_Data_:
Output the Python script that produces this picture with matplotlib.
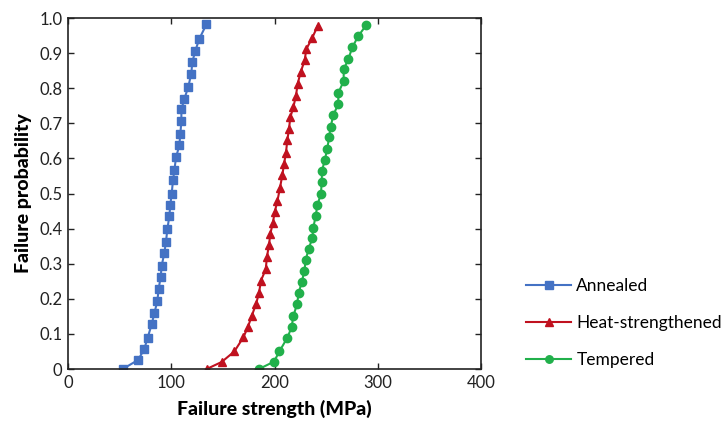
import numpy as np
import matplotlib
matplotlib.use("Agg")
import matplotlib.pyplot as plt

plt.rcParams["font.family"] = ["Lato", "DejaVu Sans"]

# Failure strength (MPa) and cumulative failure probability
annealed_x = [53, 68, 74, 77, 81, 83.6, 86.5, 87.8, 89.8, 90.7, 93.3, 94.9, 96.2, 98.1, 99.1,
              100.4, 101.7, 103, 104.6, 107.8, 108.8, 109.8, 109.8, 112.7, 116.5, 119.4, 120.4,
              123.3, 127.2, 134]
annealed_p = [0, 0.026, 0.058, 0.088, 0.127, 0.159, 0.193, 0.229, 0.263, 0.294, 0.331, 0.363,
              0.398, 0.435, 0.468, 0.5, 0.538, 0.566, 0.603, 0.637, 0.671, 0.706, 0.740, 0.770,
              0.804, 0.842, 0.875, 0.907, 0.941, 0.982]

heat_x = [134.3, 148.8, 161.1, 169.8, 174.3, 177.9, 182.1, 185, 186.9, 191.5, 192.7, 194.7, 196,
          198.3, 200.2, 202.8, 205.3, 207.6, 209.2, 211.1, 212.4, 214, 215.3, 218.3, 220.8,
          222.4, 225.3, 229.3, 230.7, 236.6, 241.7]
heat_p = [0, 0.02, 0.05, 0.09, 0.12, 0.151, 0.185, 0.217, 0.252, 0.284, 0.320, 0.354, 0.386,
          0.415, 0.447, 0.479, 0.516, 0.553, 0.584, 0.616, 0.652, 0.683, 0.717, 0.747, 0.779,
          0.812, 0.846, 0.880, 0.911, 0.944, 0.977]

tempered_x = [185, 199.5, 204.7, 212.4, 216.6, 218.2, 221.8, 223.4, 226.3, 228.9, 230.2, 233.1,
              236.6, 237.6, 239.9, 241.5, 245, 245.7, 246, 248.6, 251.1, 252.8, 254.4, 257,
              261.8, 261.8, 267, 267, 271.5, 275.4, 281.2, 288.6]
tempered_p = [0, 0.021, 0.05, 0.089, 0.119, 0.151, 0.184, 0.216, 0.247, 0.278, 0.310, 0.343,
              0.372, 0.403, 0.436, 0.467, 0.499, 0.534, 0.564, 0.595, 0.626, 0.660, 0.690,
              0.724, 0.755, 0.787, 0.820, 0.854, 0.883, 0.917, 0.949, 0.979]

x_ticks = [0, 100, 200, 300, 400]
y_ticks = np.round(np.arange(0, 1.01, 0.1), 1)
y_labels = ["0"] + ["%.1f" % v for v in y_ticks[1:]]

fig = plt.figure(figsize=(7.26, 4.21), dpi=100)
ax = fig.add_axes([0.0937, 0.1235, 0.5688, 0.8335])

ax.plot(annealed_x, annealed_p, "s-", color="#4472c4", markersize=6, linewidth=1.5,
        label="Annealed")
ax.plot(heat_x, heat_p, "^-", color="#c0111f", markersize=6, linewidth=1.5,
        label="Heat-strengthened")
ax.plot(tempered_x, tempered_p, "o-", color="#21b04b", markersize=6, linewidth=1.5,
        label="Tempered")

ax.set_xlim(0, 400)
ax.set_ylim(0, 1.0)
ax.set_xticks(x_ticks)
ax.set_yticks(y_ticks)
ax.set_yticklabels(y_labels)
ax.tick_params(direction="in", length=4, width=1, top=True, right=True,
               labelsize=12, colors="#222222", pad=4)
for s in ax.spines.values():
    s.set_linewidth(1.2)
    s.set_color("#222222")

ax.set_xlabel("Failure strength (MPa)", fontsize=14, fontweight="black", labelpad=7)
ax.set_ylabel("Failure probability", fontsize=14, fontweight="black", labelpad=5)

fig.legend(loc="upper left", bbox_to_anchor=(0.715, 0.355), frameon=False, fontsize=12.5,
           handlelength=2.6, labelspacing=1.2, handletextpad=0.3, markerscale=0.9,
           borderaxespad=0)

fig.savefig("out.png", dpi=100)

_What you need to do_:
Leave out the pictures and restate, word for word, the lines from the top of the data through the line containing "0.724, 0.755, 0.787, 0.820, 0.854, 0.883, 0.917, 0.949, 0.979]", both included.

_Response to this task_:
Output the Python script that produces this picture with matplotlib.
import numpy as np
import matplotlib
matplotlib.use("Agg")
import matplotlib.pyplot as plt

plt.rcParams["font.family"] = ["Lato", "DejaVu Sans"]

# Failure strength (MPa) and cumulative failure probability
annealed_x = [53, 68, 74, 77, 81, 83.6, 86.5, 87.8, 89.8, 90.7, 93.3, 94.9, 96.2, 98.1, 99.1,
              100.4, 101.7, 103, 104.6, 107.8, 108.8, 109.8, 109.8, 112.7, 116.5, 119.4, 120.4,
              123.3, 127.2, 134]
annealed_p = [0, 0.026, 0.058, 0.088, 0.127, 0.159, 0.193, 0.229, 0.263, 0.294, 0.331, 0.363,
              0.398, 0.435, 0.468, 0.5, 0.538, 0.566, 0.603, 0.637, 0.671, 0.706, 0.740, 0.770,
              0.804, 0.842, 0.875, 0.907, 0.941, 0.982]

heat_x = [134.3, 148.8, 161.1, 169.8, 174.3, 177.9, 182.1, 185, 186.9, 191.5, 192.7, 194.7, 196,
          198.3, 200.2, 202.8, 205.3, 207.6, 209.2, 211.1, 212.4, 214, 215.3, 218.3, 220.8,
          222.4, 225.3, 229.3, 230.7, 236.6, 241.7]
heat_p = [0, 0.02, 0.05, 0.09, 0.12, 0.151, 0.185, 0.217, 0.252, 0.284, 0.320, 0.354, 0.386,
          0.415, 0.447, 0.479, 0.516, 0.553, 0.584, 0.616, 0.652, 0.683, 0.717, 0.747, 0.779,
          0.812, 0.846, 0.880, 0.911, 0.944, 0.977]

tempered_x = [185, 199.5, 204.7, 212.4, 216.6, 218.2, 221.8, 223.4, 226.3, 228.9, 230.2, 233.1,
              236.6, 237.6, 239.9, 241.5, 245, 245.7, 246, 248.6, 251.1, 252.8, 254.4, 257,
              261.8, 261.8, 267, 267, 271.5, 275.4, 281.2, 288.6]
tempered_p = [0, 0.021, 0.05, 0.089, 0.119, 0.151, 0.184, 0.216, 0.247, 0.278, 0.310, 0.343,
              0.372, 0.403, 0.436, 0.467, 0.499, 0.534, 0.564, 0.595, 0.626, 0.660, 0.690,
              0.724, 0.755, 0.787, 0.820, 0.854, 0.883, 0.917, 0.949, 0.979]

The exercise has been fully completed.